#### Short problem:
The listing below is the input. Say how many of its lines contain "this", giving the number alone.

----

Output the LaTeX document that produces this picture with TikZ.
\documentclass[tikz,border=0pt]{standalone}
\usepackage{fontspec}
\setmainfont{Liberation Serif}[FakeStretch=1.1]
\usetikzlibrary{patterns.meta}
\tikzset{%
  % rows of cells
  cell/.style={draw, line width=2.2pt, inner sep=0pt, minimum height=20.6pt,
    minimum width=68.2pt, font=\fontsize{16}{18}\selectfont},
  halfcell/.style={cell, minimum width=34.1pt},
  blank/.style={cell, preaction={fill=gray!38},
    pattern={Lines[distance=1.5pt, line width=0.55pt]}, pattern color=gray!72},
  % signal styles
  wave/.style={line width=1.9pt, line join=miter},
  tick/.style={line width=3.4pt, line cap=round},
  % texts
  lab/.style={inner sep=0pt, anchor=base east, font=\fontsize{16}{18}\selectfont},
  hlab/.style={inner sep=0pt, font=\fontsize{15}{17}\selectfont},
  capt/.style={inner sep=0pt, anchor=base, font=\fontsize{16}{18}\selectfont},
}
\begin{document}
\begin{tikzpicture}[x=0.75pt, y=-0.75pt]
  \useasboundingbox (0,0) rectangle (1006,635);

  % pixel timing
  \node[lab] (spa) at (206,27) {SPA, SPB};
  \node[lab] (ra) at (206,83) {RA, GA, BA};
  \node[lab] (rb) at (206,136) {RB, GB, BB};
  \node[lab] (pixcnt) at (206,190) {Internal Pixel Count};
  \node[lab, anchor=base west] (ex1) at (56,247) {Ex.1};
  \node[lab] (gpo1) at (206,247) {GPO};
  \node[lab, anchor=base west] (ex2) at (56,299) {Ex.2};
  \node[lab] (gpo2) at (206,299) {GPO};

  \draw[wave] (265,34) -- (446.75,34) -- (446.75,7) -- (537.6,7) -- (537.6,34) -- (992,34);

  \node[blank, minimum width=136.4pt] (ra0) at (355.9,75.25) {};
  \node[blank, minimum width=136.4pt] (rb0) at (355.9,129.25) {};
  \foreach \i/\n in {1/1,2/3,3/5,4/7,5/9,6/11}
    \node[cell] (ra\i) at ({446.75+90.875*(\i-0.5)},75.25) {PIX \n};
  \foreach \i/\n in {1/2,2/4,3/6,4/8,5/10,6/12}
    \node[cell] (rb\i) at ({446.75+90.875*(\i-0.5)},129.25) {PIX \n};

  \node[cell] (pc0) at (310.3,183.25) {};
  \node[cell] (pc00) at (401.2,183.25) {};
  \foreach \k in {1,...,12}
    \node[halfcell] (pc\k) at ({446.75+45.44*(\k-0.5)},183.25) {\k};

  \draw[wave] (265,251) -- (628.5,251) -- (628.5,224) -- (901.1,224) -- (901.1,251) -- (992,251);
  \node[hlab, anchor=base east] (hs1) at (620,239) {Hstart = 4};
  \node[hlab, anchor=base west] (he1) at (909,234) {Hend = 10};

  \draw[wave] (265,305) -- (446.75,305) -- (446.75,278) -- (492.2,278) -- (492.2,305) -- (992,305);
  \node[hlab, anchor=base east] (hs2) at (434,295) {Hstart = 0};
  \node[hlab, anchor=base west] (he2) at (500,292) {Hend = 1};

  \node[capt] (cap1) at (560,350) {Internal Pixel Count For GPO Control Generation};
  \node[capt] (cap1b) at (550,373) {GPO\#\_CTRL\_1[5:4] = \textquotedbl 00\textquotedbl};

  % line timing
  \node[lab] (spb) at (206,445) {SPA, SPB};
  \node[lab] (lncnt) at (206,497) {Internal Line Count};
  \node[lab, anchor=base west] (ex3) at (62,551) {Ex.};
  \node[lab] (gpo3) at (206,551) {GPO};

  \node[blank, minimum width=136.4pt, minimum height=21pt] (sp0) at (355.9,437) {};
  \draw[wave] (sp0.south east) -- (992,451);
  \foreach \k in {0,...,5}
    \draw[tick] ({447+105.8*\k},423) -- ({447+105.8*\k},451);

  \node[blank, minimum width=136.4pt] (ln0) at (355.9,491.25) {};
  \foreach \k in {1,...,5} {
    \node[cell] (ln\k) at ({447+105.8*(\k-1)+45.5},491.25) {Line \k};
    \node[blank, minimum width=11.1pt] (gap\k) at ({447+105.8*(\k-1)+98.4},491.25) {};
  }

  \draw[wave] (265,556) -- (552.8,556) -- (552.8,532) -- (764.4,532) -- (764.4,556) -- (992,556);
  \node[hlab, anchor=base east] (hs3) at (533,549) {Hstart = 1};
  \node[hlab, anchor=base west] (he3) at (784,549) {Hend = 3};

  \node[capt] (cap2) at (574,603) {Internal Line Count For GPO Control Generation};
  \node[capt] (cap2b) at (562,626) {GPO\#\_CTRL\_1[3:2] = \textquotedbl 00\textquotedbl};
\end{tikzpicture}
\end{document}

----

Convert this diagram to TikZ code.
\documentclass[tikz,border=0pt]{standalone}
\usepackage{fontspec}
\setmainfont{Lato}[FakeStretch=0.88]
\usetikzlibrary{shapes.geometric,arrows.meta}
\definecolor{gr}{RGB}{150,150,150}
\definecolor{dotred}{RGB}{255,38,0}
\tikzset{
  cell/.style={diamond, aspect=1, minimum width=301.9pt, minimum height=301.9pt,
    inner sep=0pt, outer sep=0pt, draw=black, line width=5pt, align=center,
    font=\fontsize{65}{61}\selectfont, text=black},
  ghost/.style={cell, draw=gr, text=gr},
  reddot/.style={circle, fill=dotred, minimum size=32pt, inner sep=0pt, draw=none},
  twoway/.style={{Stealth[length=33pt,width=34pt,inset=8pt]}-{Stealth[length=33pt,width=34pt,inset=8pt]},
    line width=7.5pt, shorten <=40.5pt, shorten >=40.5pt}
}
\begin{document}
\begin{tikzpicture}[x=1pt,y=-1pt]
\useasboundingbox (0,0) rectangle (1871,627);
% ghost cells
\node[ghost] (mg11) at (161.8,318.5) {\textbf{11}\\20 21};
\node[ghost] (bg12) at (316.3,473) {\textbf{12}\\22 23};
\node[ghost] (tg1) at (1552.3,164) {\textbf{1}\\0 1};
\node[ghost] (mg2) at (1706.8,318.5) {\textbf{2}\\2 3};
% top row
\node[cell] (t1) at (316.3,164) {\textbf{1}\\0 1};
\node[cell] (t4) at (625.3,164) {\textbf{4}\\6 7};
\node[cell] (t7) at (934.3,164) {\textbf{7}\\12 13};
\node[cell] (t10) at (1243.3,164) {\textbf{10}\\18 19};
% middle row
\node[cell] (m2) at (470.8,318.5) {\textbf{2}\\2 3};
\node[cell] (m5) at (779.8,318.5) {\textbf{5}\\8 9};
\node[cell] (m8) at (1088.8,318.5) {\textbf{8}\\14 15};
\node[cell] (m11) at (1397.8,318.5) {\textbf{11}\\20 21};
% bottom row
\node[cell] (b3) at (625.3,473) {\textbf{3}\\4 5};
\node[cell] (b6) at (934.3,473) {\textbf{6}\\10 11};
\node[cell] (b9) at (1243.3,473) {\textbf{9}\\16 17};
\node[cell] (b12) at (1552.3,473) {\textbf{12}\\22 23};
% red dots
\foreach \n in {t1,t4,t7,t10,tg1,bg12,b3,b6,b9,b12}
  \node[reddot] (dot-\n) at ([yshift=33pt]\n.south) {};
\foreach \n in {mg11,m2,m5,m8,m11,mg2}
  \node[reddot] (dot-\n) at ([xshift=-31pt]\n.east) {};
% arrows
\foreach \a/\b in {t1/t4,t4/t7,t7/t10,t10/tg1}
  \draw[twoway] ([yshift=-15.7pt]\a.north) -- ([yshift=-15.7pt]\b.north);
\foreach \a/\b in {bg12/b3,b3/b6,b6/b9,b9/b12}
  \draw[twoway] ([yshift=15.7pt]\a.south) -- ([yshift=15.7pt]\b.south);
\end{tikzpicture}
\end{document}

----

#### Final result:
2